Tools are being developed to support the creation of mixes using the ADM, such as the EAR Production Suite, a project which began as a collaboration between BBC R&D and the since-closed research institute IRT under the EBU, and which Firth has been involved in since its inception. The EAR Production Suite is open-source and provides support for ADM production through a collection of audio plug-ins for use with DAWs for mixing in post.
These tools allow producers to author ADM content from different asset types.
While software like the EAR Production Suite already provides a comprehensive tool set for post-production, live production is also overcoming barriers to make progress with the adoption of ADM.
As is often the case, live sports are a driver for new technologies, but ADM in its usual form for file-based content is not suitable for live production or live streaming audio. Live production audio requires frames to be delivered in order and in real-time.
Historically, live broadcasting has used trusted delivery mechanisms like MADI, SDI and IP packetization to transport audio, and the ADM is required to support real-time transport too. For live broadcast, a serial format must be adopted to allow the audio to be packaged with its associated metadata.
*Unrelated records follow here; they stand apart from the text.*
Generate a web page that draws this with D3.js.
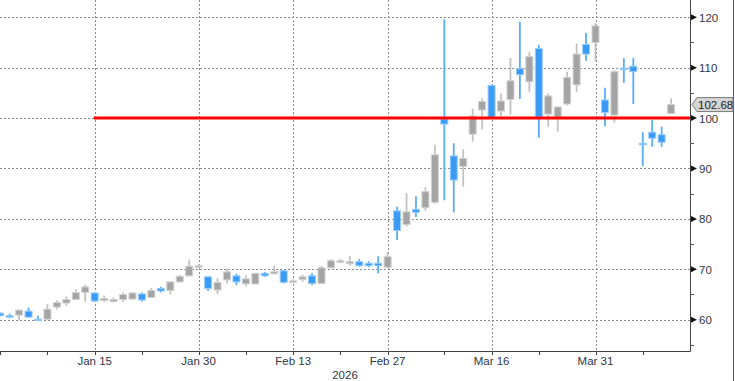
<!DOCTYPE html>
<html><head><meta charset="utf-8">
<script src="https://cdn.jsdelivr.net/npm/d3@7"></script>
<style>
html,body{margin:0;padding:0;background:#fff;}
svg{display:block;font-family:"Liberation Sans",Arial,sans-serif;}
</style></head>
<body>
<svg id="chart" width="735" height="381"></svg>
<script>
const dates = [
"2026-01-01","2026-01-02","2026-01-05","2026-01-06","2026-01-07","2026-01-08","2026-01-09","2026-01-12","2026-01-13","2026-01-14",
"2026-01-15","2026-01-16","2026-01-19","2026-01-20","2026-01-21","2026-01-22","2026-01-23","2026-01-26","2026-01-27","2026-01-28",
"2026-01-29","2026-01-30","2026-02-02","2026-02-03","2026-02-04","2026-02-05","2026-02-06","2026-02-09","2026-02-10","2026-02-11",
"2026-02-12","2026-02-13","2026-02-16","2026-02-17","2026-02-18","2026-02-19","2026-02-20","2026-02-23","2026-02-24","2026-02-25",
"2026-02-26","2026-02-27","2026-03-02","2026-03-03","2026-03-04","2026-03-05","2026-03-06","2026-03-09","2026-03-10","2026-03-11",
"2026-03-12","2026-03-13","2026-03-16","2026-03-17","2026-03-18","2026-03-19","2026-03-20","2026-03-23","2026-03-24","2026-03-25",
"2026-03-26","2026-03-27","2026-03-30","2026-03-31","2026-04-01","2026-04-02","2026-04-03","2026-04-06","2026-04-07","2026-04-08",
"2026-04-09","2026-04-10"];
const open  = [61.3,60.8,60.9,61.7,60.1,60.1,62.5,63.3,64.0,65.4, 65.3,63.8,63.6,64.0,64.1,65.1,64.4,66.2,65.8,67.5,
               68.7,70.6,68.5,65.9,67.9,68.7,67.1,67.1,69.2,69.1, 69.7,67.6,68.0,68.7,67.2,70.3,71.6,71.1,71.5,71.2,
               71.2,70.4,81.6,78.9,81.9,82.2,83.3,99.8,92.5,90.4, 96.8,101.6,106.5,101.4,103.7,109.8,107.2,113.8,100.8,100.2,
               102.8,106.6,114.6,115.0,103.6,100.6,109.9,110.3,95.0,97.2, 96.7,100.9];
const high  = [61.5,61.2,62.0,62.4,60.8,63.1,63.8,64.6,66.0,66.9, 65.4,64.8,64.4,65.4,65.5,65.4,66.3,66.5,67.6,68.9,
               71.9,71.0,68.6,68.2,70.1,69.1,68.8,69.3,69.5,70.7, 69.9,68.0,68.9,69.2,70.7,72.0,72.1,72.6,72.0,71.6,
               72.6,73.4,82.4,85.1,84.5,86.3,94.7,119.6,95.0,93.8, 101.9,103.9,106.6,104.9,111.9,119.1,113.1,114.5,104.9,102.3,
               109.2,114.8,116.9,118.8,106.0,109.5,111.9,111.9,97.2,99.6, 98.3,103.9];
const low   = [60.7,60.3,59.9,60.4,59.9,60.0,62.1,62.8,63.9,63.6, 63.6,63.5,63.4,63.5,63.9,63.6,64.3,65.4,65.0,67.4,
               68.6,70.3,65.7,65.1,67.2,66.9,66.6,67.0,68.5,69.0, 67.2,67.2,67.5,66.9,67.1,70.2,71.2,70.7,70.5,70.4,
               69.2,70.3,75.8,78.5,80.4,81.6,83.0,83.7,81.3,86.4, 95.3,97.8,99.9,100.3,100.6,103.8,105.2,96.1,98.3,97.3,
               102.5,105.2,111.4,111.2,98.4,99.1,107.0,102.8,90.5,94.3, 94.3,100.8];
const close = [60.8,60.7,61.9,60.5,59.95,62.1,63.4,64.0,65.4,66.5, 63.7,64.2,64.0,65.0,65.3,63.9,65.8,65.7,67.5,68.6,
               70.6,70.7,66.2,67.4,69.5,67.5,68.1,69.2,68.7,69.5, 67.4,67.7,68.5,67.2,70.3,71.7,71.7,71.5,70.7,70.7,
               70.7,72.5,77.7,81.4,81.3,85.4,92.7,98.8,87.7,92.0, 100.4,103.3,100.1,103.4,107.4,108.6,112.2,100.2,104.4,102.2,
               108.1,112.7,112.7,118.3,101.1,109.2,109.8,109.2,94.9,96.0, 95.2,102.68];

const majorTickDates  = ["2026-01-15","2026-01-30","2026-02-13","2026-02-27","2026-03-16","2026-03-31"];
const majorTickLabels = ["Jan 15","Jan 30","Feb 13","Feb 27","Mar 16","Mar 31"];
const minorTickDates  = ["2026-01-01","2026-01-08","2026-01-22","2026-02-06","2026-02-20","2026-03-09","2026-03-23","2026-04-07"];
const yearLabel = "2026";
const yMajorTicks = [60,70,80,90,100,110,120];
const yMinorTicks = [55,65,75,85,95,105,115];
const refLevel = [100];
const refStartDate = "2026-01-15";
const lastPrice = close[close.length-1];

const svg = d3.select("#chart");
const plotR = 690, plotB = 351;
const idx = d => dates.indexOf(d);
const x = d3.scaleLinear().domain([0, 73]).range([0.2, plotR]);
const y = d3.scaleLinear().domain([53.79, 123.43]).range([plotB, 0]);

svg.append("defs").append("clipPath").attr("id","clip")
  .append("rect").attr("x",0).attr("y",0).attr("width",plotR).attr("height",plotB);

// gridlines
const grid = svg.append("g");
grid.selectAll("line.h").data(yMajorTicks).join("line")
  .attr("x1",0).attr("x2",plotR).attr("y1",d=>Math.round(y(d))+0.5).attr("y2",d=>Math.round(y(d))+0.5)
  .attr("stroke","#8a8a8a").attr("stroke-width",1).attr("stroke-dasharray","2,2");
grid.selectAll("line.v").data(majorTickDates).join("line")
  .attr("x1",d=>Math.round(x(idx(d)))+0.5).attr("x2",d=>Math.round(x(idx(d)))+0.5).attr("y1",0).attr("y2",plotB)
  .attr("stroke","#8a8a8a").attr("stroke-width",1).attr("stroke-dasharray","2,2");

// candles
const up = i => close[i] >= open[i];
const g = svg.append("g").attr("clip-path","url(#clip)");
const ids = d3.range(dates.length);
g.selectAll("line.wick").data(ids).join("line")
  .attr("x1",i=>x(i)).attr("x2",i=>x(i))
  .attr("y1",i=>y(high[i])).attr("y2",i=>y(low[i]))
  .attr("stroke",i=>up(i)?"#c2c2c2":"#5aabf7").attr("stroke-width",1.8);
g.selectAll("rect.body").data(ids).join("rect")
  .attr("x",i=>x(i)-3.5).attr("width",7)
  .attr("y",i=>y(Math.max(open[i],close[i])))
  .attr("height",i=>Math.max(1.5, Math.abs(y(open[i])-y(close[i]))))
  .attr("fill",i=>up(i)?"#a4a4a4":"#3a9bf6")
  .attr("stroke",i=>up(i)?"#d2d2d2":"#9ccdfb").attr("stroke-width",1);

// reference line
svg.selectAll("line.ref").data(refLevel).join("line")
  .attr("x1",x(idx(refStartDate))-1).attr("x2",plotR)
  .attr("y1",d=>y(d)).attr("y2",d=>y(d))
  .attr("stroke","#ff0000").attr("stroke-width",3);

// axes lines
svg.append("line").attr("x1",0).attr("x2",plotR+0.5).attr("y1",plotB+0.5).attr("y2",plotB+0.5).attr("stroke","#444");
svg.append("line").attr("x1",plotR+0.5).attr("x2",plotR+0.5).attr("y1",0).attr("y2",plotB+0.5).attr("stroke","#444");
svg.append("line").attr("x1",733.5).attr("x2",733.5).attr("y1",0).attr("y2",381).attr("stroke","#555");

// x axis ticks and labels
const txtColor = "#2f3642";
svg.selectAll("line.xmaj").data(majorTickDates).join("line")
  .attr("x1",d=>Math.round(x(idx(d)))+0.5).attr("x2",d=>Math.round(x(idx(d)))+0.5)
  .attr("y1",plotB).attr("y2",plotB+4).attr("stroke","#444");
svg.selectAll("line.xmin").data(minorTickDates).join("line")
  .attr("x1",d=>Math.round(x(idx(d)))+0.5).attr("x2",d=>Math.round(x(idx(d)))+0.5)
  .attr("y1",plotB).attr("y2",plotB+4).attr("stroke","#444");
svg.selectAll("text.xl").data(majorTickDates).join("text")
  .attr("x",d=>x(idx(d))).attr("y",365).attr("text-anchor","middle")
  .attr("font-size","11.5px").attr("fill",txtColor).text((d,i)=>majorTickLabels[i]);
svg.append("text").attr("x",plotR/2).attr("y",379).attr("text-anchor","middle")
  .attr("font-size","11.5px").attr("fill",txtColor).text(yearLabel);

// y axis ticks
svg.selectAll("path.ytri").data(yMajorTicks).join("path")
  .attr("d",d=>{const yy=y(d);return `M${plotR+1},${yy-3}L${plotR+7},${yy}L${plotR+1},${yy+3}Z`;})
  .attr("fill","#111");
svg.selectAll("line.ymin").data(yMinorTicks).join("line")
  .attr("x1",plotR).attr("x2",plotR+4).attr("y1",d=>Math.round(y(d))+0.5).attr("y2",d=>Math.round(y(d))+0.5)
  .attr("stroke","#555");
svg.selectAll("text.yl").data(yMajorTicks).join("text")
  .attr("x",699).attr("y",d=>y(d)+4.5)
  .attr("font-size","11.5px").attr("fill",txtColor).text(d=>d);

// last price label
const ly = y(lastPrice);
svg.append("path")
  .attr("d",`M${plotR+2},${ly}L${plotR+7},${ly-7}L733,${ly-7}L733,${ly+7}L${plotR+7},${ly+7}Z`)
  .attr("fill","#d5d5d5").attr("stroke","#7a7a7a").attr("stroke-width",1);
svg.append("text").attr("x",698).attr("y",ly+4.5)
  .attr("font-size","11.5px").attr("fill","#222").text(lastPrice.toFixed(2));
</script>
</body></html>
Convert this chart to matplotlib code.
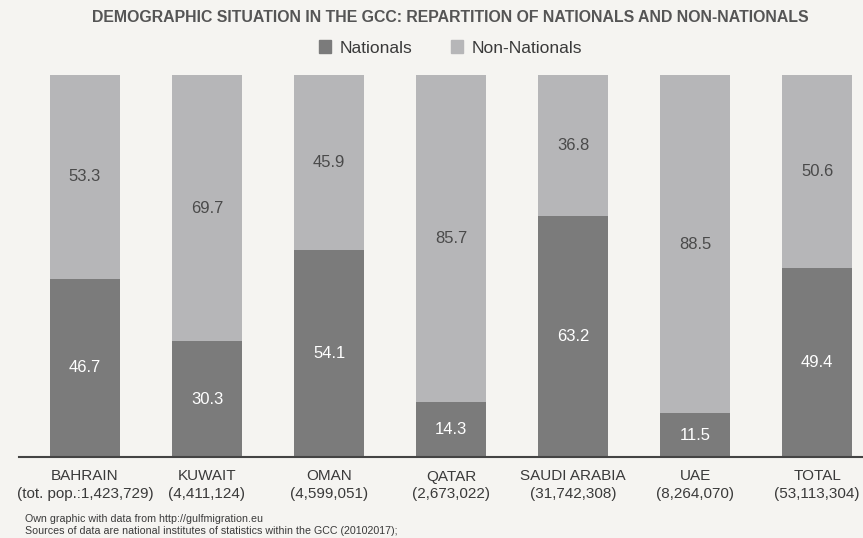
#!/usr/bin/env python3
# coding: utf-8

import numpy as np
import matplotlib
matplotlib.use('Agg')
import matplotlib.pyplot as plt
from matplotlib.patches import Patch

countries = ['BAHRAIN', 'KUWAIT', 'OMAN', 'QATAR', 'SAUDI ARABIA', 'UAE', 'TOTAL']
populations = ['(tot. pop.:1,423,729)', '(4,411,124)', '(4,599,051)', '(2,673,022)',
               '(31,742,308)', '(8,264,070)', '(53,113,304)']
nationals = [46.7, 30.3, 54.1, 14.3, 63.2, 11.5, 49.4]
non_nationals = [53.3, 69.7, 45.9, 85.7, 36.8, 88.5, 50.6]

BG = '#f5f4f1'
C_NAT = '#7b7b7b'
C_NON = '#b6b6b8'
TXT = '#3a3a3a'

plt.rcParams['font.family'] = ['Liberation Sans', 'DejaVu Sans']

fig = plt.figure(figsize=(8.63, 5.38), dpi=100, facecolor=BG)
ax = fig.add_axes([19/863, 81/538, 844/863, 382/538])
ax.set_facecolor(BG)

x = np.arange(len(countries))
ax.bar(x, nationals, width=0.574, color=C_NAT, label='Nationals')
ax.bar(x, non_nationals, width=0.574, bottom=nationals, color=C_NON, label='Non-Nationals')

for i in range(len(x)):
    ax.text(x[i], nationals[i] / 2, '{:.1f}'.format(nationals[i]), ha='center', va='center',
            color='white', fontsize=12)
    ax.text(x[i], nationals[i] + non_nationals[i] / 2, '{:.1f}'.format(non_nationals[i]),
            ha='center', va='center', color='#4a4a4a', fontsize=12)

ax.set_xlim(-0.54, 6.375)
ax.set_ylim(0, 100)
ax.set_yticks([])
ax.set_xticks(x)
ax.set_xticklabels([c + '\n' + p for c, p in zip(countries, populations)],
                   fontsize=11, color=TXT, linespacing=1.3)
ax.tick_params(axis='x', length=0, pad=9)
for s in ['top', 'right', 'left']:
    ax.spines[s].set_visible(False)
ax.spines['bottom'].set_color('#444444')
ax.spines['bottom'].set_linewidth(1.5)

fig.text(450/863, 1 - 17/538, 'DEMOGRAPHIC SITUATION IN THE GCC: REPARTITION OF NATIONALS AND NON-NATIONALS',
         ha='center', va='center', fontsize=11.4, fontweight='bold', color='#555555')

handles = [Patch(color=C_NAT), Patch(color=C_NON)]
fig.legend(handles, ['Nationals', 'Non-Nationals'], loc='center', bbox_to_anchor=(0.522, 1 - 48/538),
           ncol=2, frameon=False, fontsize=12.5, handlelength=0.7, handleheight=0.7,
           handletextpad=0.5, columnspacing=2.2, labelcolor=TXT)

fig.text(25/863, 1 - 519/538, 'Own graphic with data from http://gulfmigration.eu',
         fontsize=7.7, color=TXT, va='center')
fig.text(25/863, 1 - 531/538, 'Sources of data are national institutes of statistics within the GCC (20102017);',
         fontsize=7.7, color=TXT, va='center')

fig.savefig('out.png', dpi=100, facecolor=BG)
The ITU Recommendation for Serial ADM (S-ADM) was published in 2019 (ITU-R BS.2125). It describes how the ADM can be represented in a serial metadata format for use in live production and live streaming and describes how the XML document is placed into a serial frame-based structure.
It’s early days for S-ADM, but broadcasters have already been experimenting with the format, such as France TV’s live broadcast of the French Open tennis tournament in 2020.
While industry-led initiatives like S-ADM and the EAR Production Suite, bode well for the future of ADM, ADM’s object-oriented approach and open standard provide interoperability for both the content provider and the distribution codec.
With a growing consumer appetite for cost-effective technologies like 3D soundbars, demand for NGA content will increase, and as we see more AC-4, MPEG-H and DTS:X implementations in consumer devices, delivery route issues will cease to be a barrier.